Which is how the Falcons ended up in the situation they were in – and possibly part of what the offseason looks like. But the Falcons hope eventually they are going to be in what Smith called “a different spot” next season and the year after that.

That’s on the field and, presumably, with the cap.

But what the Falcons showed this year was resiliency. Even with talent issues at some positions and a roster where almost every position has questions entering this offseason, they managed to hang around almost the entire year. Before the season, Falcons owner Arthur Blank said he wanted his team to be competitive this year.

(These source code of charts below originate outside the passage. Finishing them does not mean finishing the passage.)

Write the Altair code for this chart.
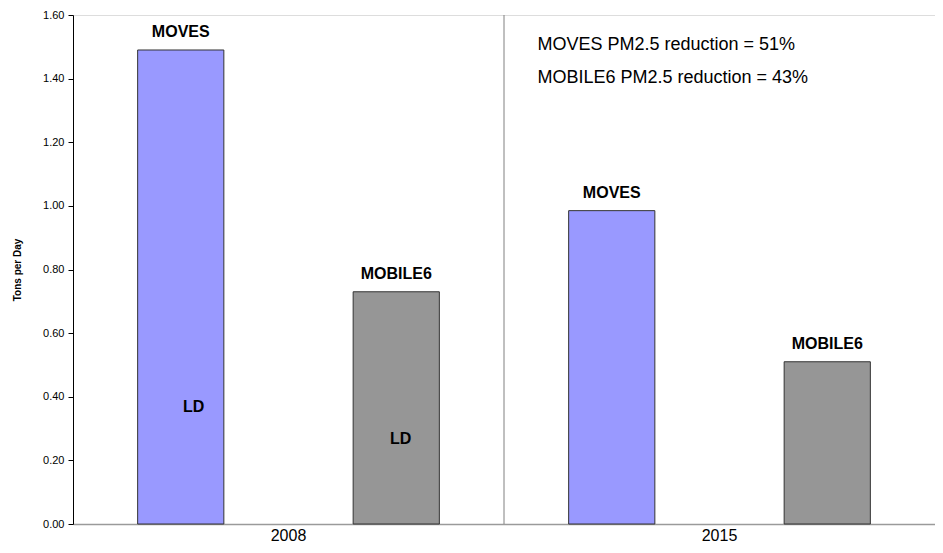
import altair as alt
import pandas as pd

# ---- data ----
years = ["2008", "2008", "2015", "2015"]
models = ["MOVES", "MOBILE6", "MOVES", "MOBILE6"]
tons = [1.49, 0.73, 0.985, 0.51]

year_labels = ["2008", "2015"]

ld_text = ["LD", "LD"]
ld_slot = [0.56, 1.52]
ld_value = [0.368, 0.267]

notes = ["MOVES PM2.5 reduction = 51%", "MOBILE6 PM2.5 reduction = 43%"]
note_slot = [2.155, 2.155]
note_value = [1.505, 1.402]

FONT = "Liberation Sans, Arial, Helvetica, sans-serif"
W, H = 862, 509

# slot index: each bar occupies one slot of width 1; bars are 0.4 wide, centred
slot = [i + 0.5 for i in range(len(tons))]
bars = pd.DataFrame({
    "year": years, "model": models, "tons": tons,
    "x0": [s - 0.2 for s in slot], "x1": [s + 0.2 for s in slot], "xc": slot,
})
years_df = pd.DataFrame({"year": year_labels, "xc": [1.0 + 2 * i for i in range(len(year_labels))]})
ld_df = pd.DataFrame({"t": ld_text, "x": ld_slot, "y": ld_value})
notes_df = pd.DataFrame({"t": notes, "x": note_slot, "y": note_value})
div_df = pd.DataFrame({"x": [2.0], "y0": [0.0], "y1": [1.6]})

xs = alt.Scale(domain=[0, 4], nice=False, zero=False)
ys = alt.Scale(domain=[0, 1.6], nice=False)

base = alt.Chart(bars)

bar = base.mark_rect(stroke="#333333", strokeWidth=1).encode(
    x=alt.X("x0:Q", scale=xs, axis=alt.Axis(
        title=None, labels=False, ticks=False, grid=False,
        domainColor="#9a9a9a", domainWidth=1.5)),
    x2="x1:Q",
    y=alt.Y("tons:Q", scale=ys, axis=alt.Axis(
        title="Tons per Day", titleFont=FONT, titleFontSize=10, titleFontWeight="bold",
        titleColor="black", titlePadding=20,
        values=[0, 0.2, 0.4, 0.6, 0.8, 1.0, 1.2, 1.4, 1.6], format=".2f",
        labelFont=FONT, labelFontSize=11, labelColor="black", labelPadding=4,
        tickSize=5, tickColor="black", domainColor="black", grid=False)),
    y2=alt.datum(0),
    color=alt.Color("model:N", scale=alt.Scale(domain=["MOVES", "MOBILE6"],
                                              range=["#9999FF", "#969696"]), legend=None),
)

bar_labels = base.mark_text(font=FONT, fontSize=16, fontWeight="bold", baseline="alphabetic",
                            dy=-13, color="black").encode(
    x=alt.X("xc:Q", scale=xs), y=alt.Y("tons:Q", scale=ys), text="model:N")

divider = alt.Chart(div_df).mark_rule(color="#808080", strokeWidth=1).encode(
    x=alt.X("x:Q", scale=xs), y=alt.Y("y0:Q", scale=ys), y2="y1:Q")

year_text = alt.Chart(years_df).mark_text(font=FONT, fontSize=16, baseline="middle",
                                          color="black").encode(
    x=alt.X("xc:Q", scale=xs), y=alt.value(H + 12), text="year:N")

ld = alt.Chart(ld_df).mark_text(font=FONT, fontSize=16, fontWeight="bold",
                                baseline="middle", color="black").encode(
    x=alt.X("x:Q", scale=xs), y=alt.Y("y:Q", scale=ys), text="t:N")

note = alt.Chart(notes_df).mark_text(font=FONT, fontSize=18, align="left",
                                     baseline="middle", color="black").encode(
    x=alt.X("x:Q", scale=xs), y=alt.Y("y:Q", scale=ys), text="t:N")

chart = alt.layer(bar, divider, bar_labels, year_text, ld, note).properties(
    width=W, height=H,
    autosize=alt.AutoSizeParams(type="none"),
    padding={"left": 65, "top": 7, "right": 0, "bottom": 21},
).configure_view(stroke="#808080", strokeWidth=1).configure(background="white")

chart.save("out.html", embed_options={"renderer": "svg", "actions": False})
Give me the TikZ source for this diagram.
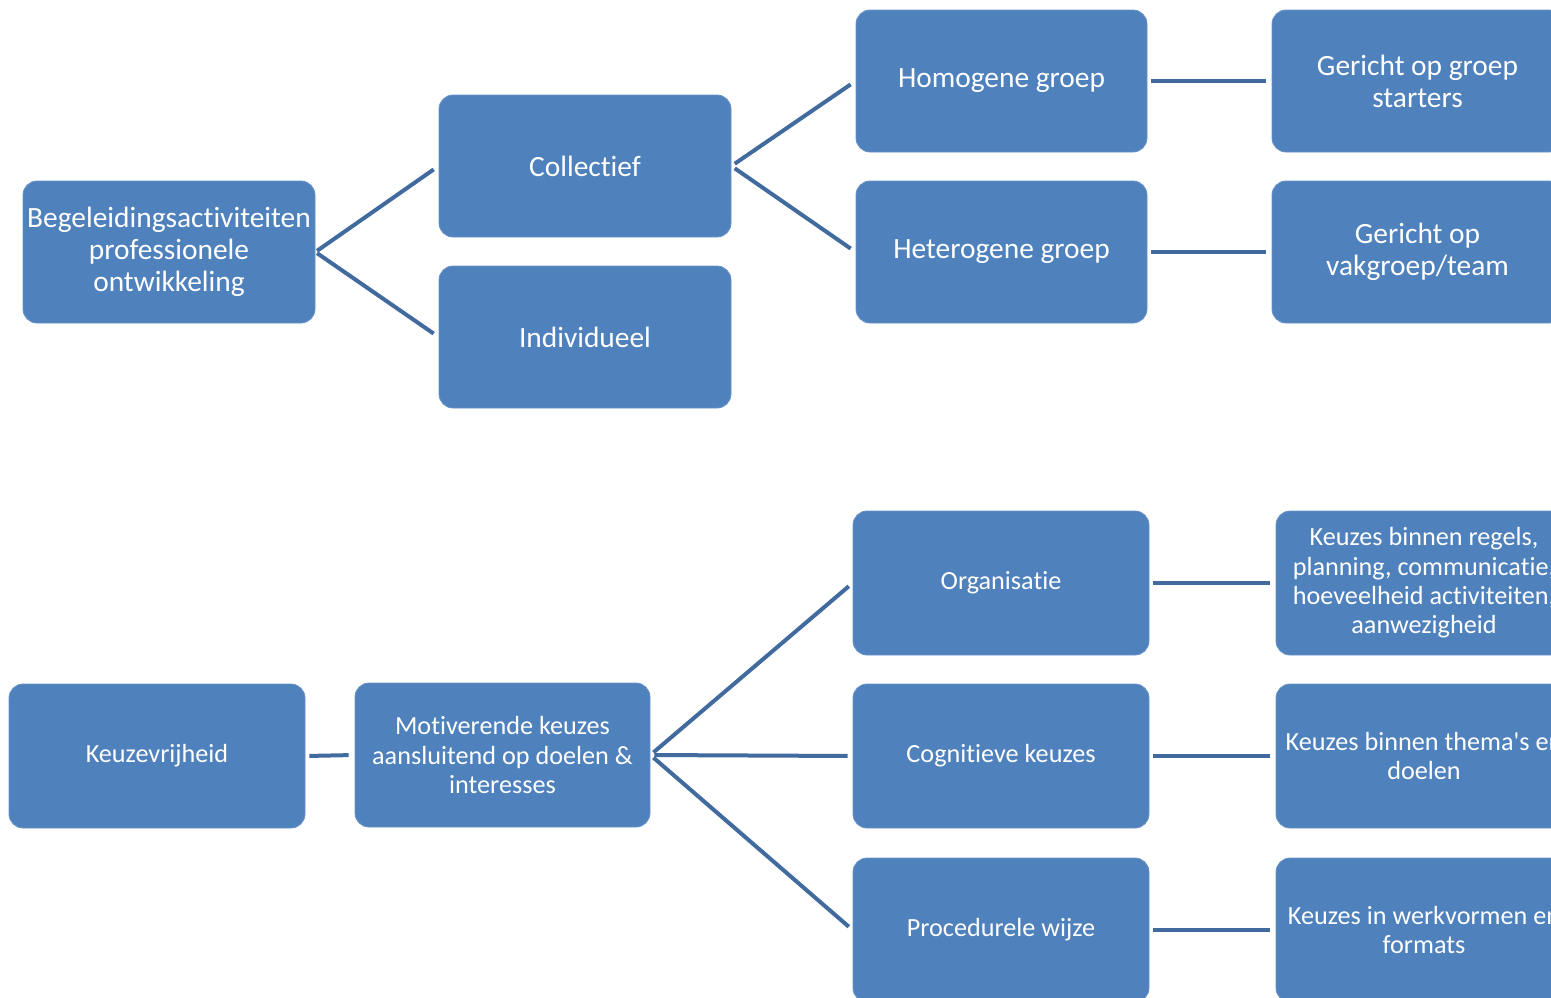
\documentclass[tikz,border=0pt]{standalone}
\usepackage{fontspec}
\setmainfont{Carlito}[Ligatures={TeXOff,NoCommon}]
\definecolor{boxblue}{RGB}{79,129,189}
\definecolor{lineblue}{RGB}{65,107,158}
\begin{document}
\begin{tikzpicture}[x=0.5pt,y=-0.5pt,
  box/.style={fill=boxblue, draw=boxblue!85!white, line width=0.4pt, rounded corners=7pt, text=white, align=center, inner sep=0pt, minimum height=71pt},
  bigtxt/.style={font=\fontsize{14.7}{16}\selectfont},
  smalltxt/.style={font=\fontsize{13.1}{14.7}\selectfont},
  conn/.style={draw=lineblue, line width=2pt}]
\useasboundingbox (0,0) rectangle (1551,997);
\clip (0,0) rectangle (1551,997);
% top tree
\node[box,bigtxt,minimum width=146pt] (A) at (169,252) {Begeleidingsactiviteiten\\professionele\\ontwikkeling};
\node[box,bigtxt,minimum width=146pt] (B) at (585,166) {Collectief};
\node[box,bigtxt,minimum width=146pt] (C) at (585,337) {Individueel};
\node[box,bigtxt,minimum width=145.5pt] (D) at (1001.5,81) {Homogene groep};
\node[box,bigtxt,minimum width=145.5pt] (E) at (1001.5,252) {Heterogene groep};
\node[box,bigtxt,minimum width=145.5pt] (F) at (1417.5,81) {Gericht op groep\\starters};
\node[box,bigtxt,minimum width=145.5pt] (G) at (1417.5,252) {Gericht op\\vakgroep/team};
\draw[conn,shorten <=1pt,shorten >=3pt] (A.east) -- (B.west);
\draw[conn,shorten <=1pt,shorten >=3pt] (A.east) -- (C.west);
\draw[conn,shorten <=2pt,shorten >=3pt] (B.east) -- (D.west);
\draw[conn,shorten <=2pt,shorten >=3pt] (B.east) -- (E.west);
\draw[conn,shorten <=2pt,shorten >=3pt] (D.east) -- (F.west);
\draw[conn,shorten <=2pt,shorten >=3pt] (E.east) -- (G.west);
% bottom tree
\node[box,smalltxt,minimum width=148pt,minimum height=72pt] (H) at (157,756) {Keuzevrijheid};
\node[box,smalltxt,minimum width=147.5pt,minimum height=72pt] (I) at (502.5,755) {Motiverende keuzes\\aansluitend op doelen \&\\interesses};
\node[box,smalltxt,minimum width=148pt,minimum height=72pt] (J) at (1001,583) {Organisatie};
\node[box,smalltxt,minimum width=148pt,minimum height=72pt] (K) at (1001,756) {Cognitieve keuzes};
\node[box,smalltxt,minimum width=148pt,minimum height=72pt] (L) at (1001,930) {Procedurele wijze};
\node[box,smalltxt,minimum width=148pt,minimum height=72pt] (M) at (1424,583) {Keuzes binnen regels,\\planning, communicatie,\\hoeveelheid activiteiten,\\aanwezigheid};
\node[box,smalltxt,minimum width=148pt,minimum height=72pt] (N) at (1424,756) {Keuzes binnen thema's en\\doelen};
\node[box,smalltxt,minimum width=148pt,minimum height=72pt] (O) at (1424,930) {Keuzes in werkvormen en\\formats};
\draw[conn,shorten <=2pt,shorten >=3pt] (H.east) -- (I.west);
\draw[conn,shorten <=2pt,shorten >=2.5pt] (I.east) -- (J.west);
\draw[conn,shorten <=2pt,shorten >=2.5pt] (I.east) -- (K.west);
\draw[conn,shorten <=2pt,shorten >=2.5pt] (I.east) -- (L.west);
\draw[conn,shorten <=2pt,shorten >=3pt] (J.east) -- (M.west);
\draw[conn,shorten <=2pt,shorten >=3pt] (K.east) -- (N.west);
\draw[conn,shorten <=2pt,shorten >=3pt] (L.east) -- (O.west);
\end{tikzpicture}
\end{document}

Atlanta was that, even without star receiver Calvin Ridley for most of the season, a quarterback in Matt Ryan under almost constant duress being sacked 37 times, and a defense unable to create consistent pressure on opposing quarterbacks. And going into the final week, Smith figures there won’t be much need for random motivation. It’s part of the culture they’ve started to build. They don’t want players they have to “trick” into being motivated to play.

Which is how Smith has approached this season – and the finale.

“We’re playing to win this game,” Smith said. “That’s the best way to describe it. There are so many things that happen, things that are in your control, out of your control. Can change so much from year to year. We obviously had a long-term vision but short-term, the way it always it when we line up on Sunday.

“Do whatever we have to do, play whoever we can, to win that game."